## EXERCISE
Exactly the lines from the start of the data below through the line that contains "0.0087, 0.0127, 0.0178];" are to be copied, with pictures left out.

## STORED DATA
============

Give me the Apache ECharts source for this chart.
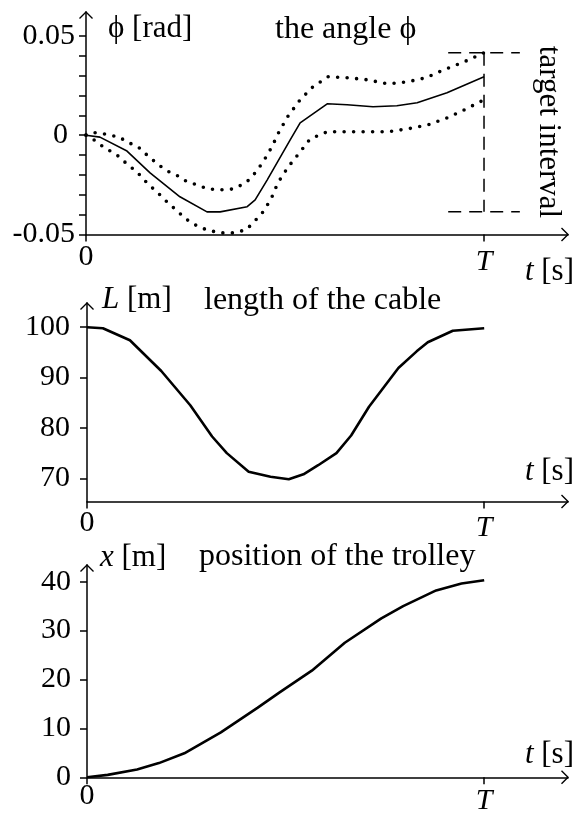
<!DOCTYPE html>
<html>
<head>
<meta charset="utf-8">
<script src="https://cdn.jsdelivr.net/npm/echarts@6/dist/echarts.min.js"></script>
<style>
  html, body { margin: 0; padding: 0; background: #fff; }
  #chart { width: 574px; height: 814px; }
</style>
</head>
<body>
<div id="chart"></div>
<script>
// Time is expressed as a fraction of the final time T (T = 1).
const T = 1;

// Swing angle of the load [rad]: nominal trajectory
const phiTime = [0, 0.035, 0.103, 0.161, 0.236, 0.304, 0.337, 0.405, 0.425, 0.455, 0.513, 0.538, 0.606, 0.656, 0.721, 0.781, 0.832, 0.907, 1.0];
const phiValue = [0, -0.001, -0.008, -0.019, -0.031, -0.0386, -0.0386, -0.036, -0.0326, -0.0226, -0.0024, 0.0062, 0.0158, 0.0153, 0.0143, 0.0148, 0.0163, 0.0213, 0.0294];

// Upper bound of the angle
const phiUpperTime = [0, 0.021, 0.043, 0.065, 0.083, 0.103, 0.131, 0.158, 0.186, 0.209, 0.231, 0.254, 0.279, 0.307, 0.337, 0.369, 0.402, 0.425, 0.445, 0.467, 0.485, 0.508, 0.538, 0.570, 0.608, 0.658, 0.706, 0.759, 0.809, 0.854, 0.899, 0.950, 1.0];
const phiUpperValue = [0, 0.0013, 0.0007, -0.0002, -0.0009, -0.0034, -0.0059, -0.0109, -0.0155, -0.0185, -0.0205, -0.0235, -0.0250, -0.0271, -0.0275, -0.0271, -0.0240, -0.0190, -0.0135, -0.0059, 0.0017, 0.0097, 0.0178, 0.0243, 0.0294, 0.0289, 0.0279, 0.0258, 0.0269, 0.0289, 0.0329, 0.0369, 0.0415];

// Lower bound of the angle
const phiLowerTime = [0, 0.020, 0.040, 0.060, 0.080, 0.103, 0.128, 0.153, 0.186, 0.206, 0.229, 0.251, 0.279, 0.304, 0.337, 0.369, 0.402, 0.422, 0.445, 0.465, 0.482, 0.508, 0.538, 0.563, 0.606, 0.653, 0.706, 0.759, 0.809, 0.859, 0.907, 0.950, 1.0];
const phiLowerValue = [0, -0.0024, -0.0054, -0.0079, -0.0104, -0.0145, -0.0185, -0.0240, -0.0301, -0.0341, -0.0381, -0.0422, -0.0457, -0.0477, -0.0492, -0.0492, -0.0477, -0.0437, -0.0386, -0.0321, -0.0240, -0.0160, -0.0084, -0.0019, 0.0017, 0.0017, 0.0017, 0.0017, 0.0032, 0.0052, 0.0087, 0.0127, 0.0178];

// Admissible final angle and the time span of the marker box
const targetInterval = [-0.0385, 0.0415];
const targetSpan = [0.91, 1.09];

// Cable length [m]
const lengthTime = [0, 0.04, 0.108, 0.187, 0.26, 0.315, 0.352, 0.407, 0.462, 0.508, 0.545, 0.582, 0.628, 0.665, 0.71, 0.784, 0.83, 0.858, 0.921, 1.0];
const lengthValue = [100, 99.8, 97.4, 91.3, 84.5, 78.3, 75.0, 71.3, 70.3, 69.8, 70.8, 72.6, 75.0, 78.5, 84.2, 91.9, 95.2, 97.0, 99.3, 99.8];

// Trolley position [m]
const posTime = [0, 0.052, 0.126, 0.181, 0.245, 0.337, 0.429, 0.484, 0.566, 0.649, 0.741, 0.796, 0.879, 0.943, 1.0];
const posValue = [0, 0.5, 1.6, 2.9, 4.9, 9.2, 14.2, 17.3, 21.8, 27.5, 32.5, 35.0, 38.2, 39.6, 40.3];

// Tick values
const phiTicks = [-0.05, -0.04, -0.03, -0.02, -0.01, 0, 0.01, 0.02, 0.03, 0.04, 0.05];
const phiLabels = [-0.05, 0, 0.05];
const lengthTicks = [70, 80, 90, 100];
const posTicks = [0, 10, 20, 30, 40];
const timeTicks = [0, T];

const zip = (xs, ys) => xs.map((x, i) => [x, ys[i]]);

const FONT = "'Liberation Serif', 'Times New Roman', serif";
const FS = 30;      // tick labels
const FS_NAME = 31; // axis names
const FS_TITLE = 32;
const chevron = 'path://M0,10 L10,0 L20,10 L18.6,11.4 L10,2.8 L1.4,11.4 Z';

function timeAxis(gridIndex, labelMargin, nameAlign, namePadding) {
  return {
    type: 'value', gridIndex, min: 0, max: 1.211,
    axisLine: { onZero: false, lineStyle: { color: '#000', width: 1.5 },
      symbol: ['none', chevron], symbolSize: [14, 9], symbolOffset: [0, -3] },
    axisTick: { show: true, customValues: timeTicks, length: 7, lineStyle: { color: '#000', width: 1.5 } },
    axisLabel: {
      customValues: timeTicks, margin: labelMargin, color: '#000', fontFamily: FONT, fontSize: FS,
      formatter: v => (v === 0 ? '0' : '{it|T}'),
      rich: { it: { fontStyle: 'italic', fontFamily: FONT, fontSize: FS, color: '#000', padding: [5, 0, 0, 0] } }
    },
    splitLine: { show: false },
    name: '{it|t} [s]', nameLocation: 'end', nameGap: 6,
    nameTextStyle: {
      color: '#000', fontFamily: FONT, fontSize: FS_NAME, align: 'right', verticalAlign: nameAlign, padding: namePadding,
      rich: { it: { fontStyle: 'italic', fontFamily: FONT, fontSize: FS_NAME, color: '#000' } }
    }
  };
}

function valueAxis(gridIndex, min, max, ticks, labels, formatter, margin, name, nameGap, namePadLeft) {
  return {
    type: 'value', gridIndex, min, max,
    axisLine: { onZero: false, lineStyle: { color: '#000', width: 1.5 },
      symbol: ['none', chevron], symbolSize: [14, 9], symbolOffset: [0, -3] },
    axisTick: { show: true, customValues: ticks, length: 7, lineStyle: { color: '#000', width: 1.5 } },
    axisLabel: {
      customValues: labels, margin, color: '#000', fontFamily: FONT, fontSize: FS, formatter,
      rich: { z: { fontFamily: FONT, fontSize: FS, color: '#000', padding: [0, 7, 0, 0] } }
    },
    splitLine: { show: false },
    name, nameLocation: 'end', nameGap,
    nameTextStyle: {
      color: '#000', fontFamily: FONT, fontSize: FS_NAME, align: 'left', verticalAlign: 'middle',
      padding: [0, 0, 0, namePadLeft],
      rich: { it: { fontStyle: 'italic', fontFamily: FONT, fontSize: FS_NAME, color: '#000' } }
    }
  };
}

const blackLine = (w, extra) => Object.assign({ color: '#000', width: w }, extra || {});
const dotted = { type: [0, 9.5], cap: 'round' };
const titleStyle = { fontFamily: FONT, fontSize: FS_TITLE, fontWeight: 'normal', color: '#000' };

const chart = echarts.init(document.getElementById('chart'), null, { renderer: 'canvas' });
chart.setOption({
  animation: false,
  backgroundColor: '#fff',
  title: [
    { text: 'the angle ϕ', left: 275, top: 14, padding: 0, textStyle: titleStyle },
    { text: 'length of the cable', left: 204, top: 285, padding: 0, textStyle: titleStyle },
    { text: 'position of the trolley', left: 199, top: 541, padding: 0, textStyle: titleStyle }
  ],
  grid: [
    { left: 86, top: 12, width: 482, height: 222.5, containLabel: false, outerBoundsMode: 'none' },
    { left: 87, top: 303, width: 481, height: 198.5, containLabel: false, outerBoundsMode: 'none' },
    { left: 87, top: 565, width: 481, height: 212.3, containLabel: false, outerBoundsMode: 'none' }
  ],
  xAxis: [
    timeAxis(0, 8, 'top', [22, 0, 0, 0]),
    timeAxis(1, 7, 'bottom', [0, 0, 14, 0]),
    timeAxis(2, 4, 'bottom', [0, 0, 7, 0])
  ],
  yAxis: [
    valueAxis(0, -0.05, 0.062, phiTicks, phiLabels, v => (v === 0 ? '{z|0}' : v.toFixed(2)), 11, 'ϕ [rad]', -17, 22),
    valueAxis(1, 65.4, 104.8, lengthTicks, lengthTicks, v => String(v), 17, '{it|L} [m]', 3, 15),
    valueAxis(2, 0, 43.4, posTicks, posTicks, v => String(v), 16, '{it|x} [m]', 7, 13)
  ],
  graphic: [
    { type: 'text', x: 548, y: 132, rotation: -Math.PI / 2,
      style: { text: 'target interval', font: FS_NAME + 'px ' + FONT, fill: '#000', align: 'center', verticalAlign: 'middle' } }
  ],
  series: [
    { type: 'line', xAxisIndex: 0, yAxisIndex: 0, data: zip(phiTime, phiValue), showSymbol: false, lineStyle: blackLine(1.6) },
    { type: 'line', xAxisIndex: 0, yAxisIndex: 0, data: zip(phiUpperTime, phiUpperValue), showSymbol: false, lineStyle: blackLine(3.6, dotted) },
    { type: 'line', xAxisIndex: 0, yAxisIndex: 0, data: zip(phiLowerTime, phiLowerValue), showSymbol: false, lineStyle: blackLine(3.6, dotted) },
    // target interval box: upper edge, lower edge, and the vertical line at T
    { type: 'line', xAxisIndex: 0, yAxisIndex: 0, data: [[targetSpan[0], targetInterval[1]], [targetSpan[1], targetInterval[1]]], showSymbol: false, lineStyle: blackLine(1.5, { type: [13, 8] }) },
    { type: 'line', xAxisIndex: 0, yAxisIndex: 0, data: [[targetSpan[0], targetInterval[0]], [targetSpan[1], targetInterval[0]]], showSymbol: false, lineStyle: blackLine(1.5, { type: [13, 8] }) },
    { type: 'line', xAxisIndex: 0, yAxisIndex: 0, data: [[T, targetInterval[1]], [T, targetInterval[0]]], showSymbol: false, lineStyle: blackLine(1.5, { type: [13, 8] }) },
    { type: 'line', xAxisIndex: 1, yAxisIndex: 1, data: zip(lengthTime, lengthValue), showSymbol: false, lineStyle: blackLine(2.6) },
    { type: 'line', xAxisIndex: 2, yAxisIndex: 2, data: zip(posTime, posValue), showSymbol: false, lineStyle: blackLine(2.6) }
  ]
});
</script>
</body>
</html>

============

## IN RESPONSE
Give me the Apache ECharts source for this chart.
<!DOCTYPE html>
<html>
<head>
<meta charset="utf-8">
<script src="https://cdn.jsdelivr.net/npm/echarts@6/dist/echarts.min.js"></script>
<style>
  html, body { margin: 0; padding: 0; background: #fff; }
  #chart { width: 574px; height: 814px; }
</style>
</head>
<body>
<div id="chart"></div>
<script>
// Time is expressed as a fraction of the final time T (T = 1).
const T = 1;

// Swing angle of the load [rad]: nominal trajectory
const phiTime = [0, 0.035, 0.103, 0.161, 0.236, 0.304, 0.337, 0.405, 0.425, 0.455, 0.513, 0.538, 0.606, 0.656, 0.721, 0.781, 0.832, 0.907, 1.0];
const phiValue = [0, -0.001, -0.008, -0.019, -0.031, -0.0386, -0.0386, -0.036, -0.0326, -0.0226, -0.0024, 0.0062, 0.0158, 0.0153, 0.0143, 0.0148, 0.0163, 0.0213, 0.0294];

// Upper bound of the angle
const phiUpperTime = [0, 0.021, 0.043, 0.065, 0.083, 0.103, 0.131, 0.158, 0.186, 0.209, 0.231, 0.254, 0.279, 0.307, 0.337, 0.369, 0.402, 0.425, 0.445, 0.467, 0.485, 0.508, 0.538, 0.570, 0.608, 0.658, 0.706, 0.759, 0.809, 0.854, 0.899, 0.950, 1.0];
const phiUpperValue = [0, 0.0013, 0.0007, -0.0002, -0.0009, -0.0034, -0.0059, -0.0109, -0.0155, -0.0185, -0.0205, -0.0235, -0.0250, -0.0271, -0.0275, -0.0271, -0.0240, -0.0190, -0.0135, -0.0059, 0.0017, 0.0097, 0.0178, 0.0243, 0.0294, 0.0289, 0.0279, 0.0258, 0.0269, 0.0289, 0.0329, 0.0369, 0.0415];

// Lower bound of the angle
const phiLowerTime = [0, 0.020, 0.040, 0.060, 0.080, 0.103, 0.128, 0.153, 0.186, 0.206, 0.229, 0.251, 0.279, 0.304, 0.337, 0.369, 0.402, 0.422, 0.445, 0.465, 0.482, 0.508, 0.538, 0.563, 0.606, 0.653, 0.706, 0.759, 0.809, 0.859, 0.907, 0.950, 1.0];
const phiLowerValue = [0, -0.0024, -0.0054, -0.0079, -0.0104, -0.0145, -0.0185, -0.0240, -0.0301, -0.0341, -0.0381, -0.0422, -0.0457, -0.0477, -0.0492, -0.0492, -0.0477, -0.0437, -0.0386, -0.0321, -0.0240, -0.0160, -0.0084, -0.0019, 0.0017, 0.0017, 0.0017, 0.0017, 0.0032, 0.0052, 0.0087, 0.0127, 0.0178];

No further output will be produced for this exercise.